FILE - Convicted former Nazi SS captain Erich Priebke (L) leaves after attending a mass at a church in northern Rome, Italy.
Erich Priebke, the defiant World War II Nazi SS officer convicted in the wartime massacre of 335 Italian civilians, has died in Rome. He was 100.

The Italian newspaper La Repubblica Friday reported Priebke's death, citing his lawyer.

A wartime captain in Germany's dreaded Waffen SS, Priebke fled to Argentina after the war. He was arrested there in 1994 and extradited to Rome, where he was tried, convicted and sentenced to a life term under house arrest.

Dubbed "the butcher of the Ardeatine Caves," he spent the rest of his life insisting he was only following orders from the Nazi high command. He never apologized for his role in the killings, which were a German retaliation for a partisan attack on Nazi forces occupying Rome in 1944.

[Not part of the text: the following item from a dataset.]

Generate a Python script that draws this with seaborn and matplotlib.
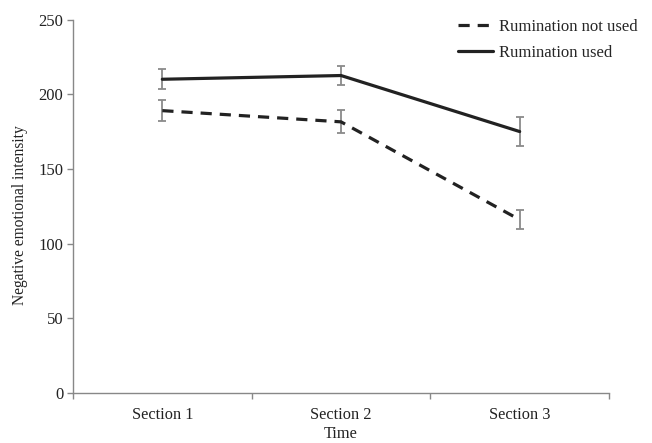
import numpy as np
import pandas as pd
import matplotlib
matplotlib.use("Agg")
import matplotlib.pyplot as plt
import seaborn as sns

sections = ["Section 1", "Section 2", "Section 3"]
groups = ["Rumination not used", "Rumination used"]
not_used_mean = [189, 181.5, 116]
not_used_err = [7.2, 7.7, 6.5]
used_mean = [210, 212.5, 175]
used_err = [6.7, 6.5, 9.6]

sns.set_theme(style="white")
plt.rcParams["font.family"] = ["Liberation Serif", "DejaVu Serif"]

df = pd.DataFrame({
    "Time": sections * 2,
    "pos": list(range(3)) * 2,
    "value": not_used_mean + used_mean,
    "err": not_used_err + used_err,
    "group": [groups[0]] * 3 + [groups[1]] * 3,
})

fig = plt.figure(figsize=(6.52, 4.43), dpi=100)
ax = fig.add_axes([73 / 652, 50 / 443, (609 - 73) / 652, (393 - 19.5) / 443])

# grey error bars behind the lines
for g in groups:
    sub = df[df["group"] == g]
    ax.errorbar(sub["pos"], sub["value"], yerr=sub["err"], fmt="none",
                ecolor="#8a8a8a", elinewidth=1.3, capsize=2.8, capthick=1.3,
                zorder=2)

sns.lineplot(data=df, x="pos", y="value", hue="group", style="group",
             palette={groups[0]: "#222222", groups[1]: "#222222"},
             dashes={groups[0]: (3.5, 2.5), groups[1]: ""},
             linewidth=2.3, ax=ax, legend=True, zorder=3)

ax.set_xlim(-0.5, 2.5)
ax.set_ylim(0, 250)
ax.set_yticks(np.arange(0, 251, 50))
ax.set_xticks(range(3))
ax.set_xticklabels(sections)
ax.set_xticks([-0.5, 0.5, 1.5, 2.5], minor=True)
ax.tick_params(axis="x", which="major", length=0, pad=10, labelsize=11.8,
               colors="#222222")
ax.tick_params(axis="x", which="minor", length=4, width=1, color="#888888",
               bottom=True, direction="out")
ax.tick_params(axis="y", length=4, width=1, color="#888888", left=True,
               direction="out", labelsize=12, labelcolor="#222222", pad=3)

for side in ["top", "right"]:
    ax.spines[side].set_visible(False)
for side in ["left", "bottom"]:
    ax.spines[side].set_color("#888888")
    ax.spines[side].set_linewidth(1)

ax.set_xlabel("Time", fontsize=11.8, color="#222222")
ax.xaxis.set_label_coords(0.5, -(434 - 393) / (393 - 19.5), transform=ax.transAxes)
ax.xaxis.label.set_va("center")
ax.set_ylabel("Negative emotional intensity", fontsize=11.2,
              color="#222222")
ax.yaxis.set_label_coords(-(73 - 20) / (609 - 73), (393 - 215) / (393 - 19.5))
ax.yaxis.label.set_va("center")

handles, labels = ax.get_legend_handles_labels()
ax.legend(handles, labels, loc="upper left",
          bbox_to_anchor=(458 / 652, 1 - 19 / 443),
          bbox_transform=fig.transFigure, frameon=False, fontsize=12,
          handlelength=2.1, handletextpad=0.35, labelspacing=0.6,
          borderpad=0, borderaxespad=0)

fig.savefig("out.png", dpi=100)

Priebke was second in command at Gestapo headquarters in Rome on March 23, 1944, when a partisan bomb killed 33 Germans marching along a Rome street. Decades later, Priebke said an enraged Adolf Hitler personally ordered the Gestapo to execute 10 Italians for every German killed.

During his trial in the late 1990s, Priebke admitted killing two of the victims himself, and checking off a list of the other victims as they were marched into the caves south of Rome.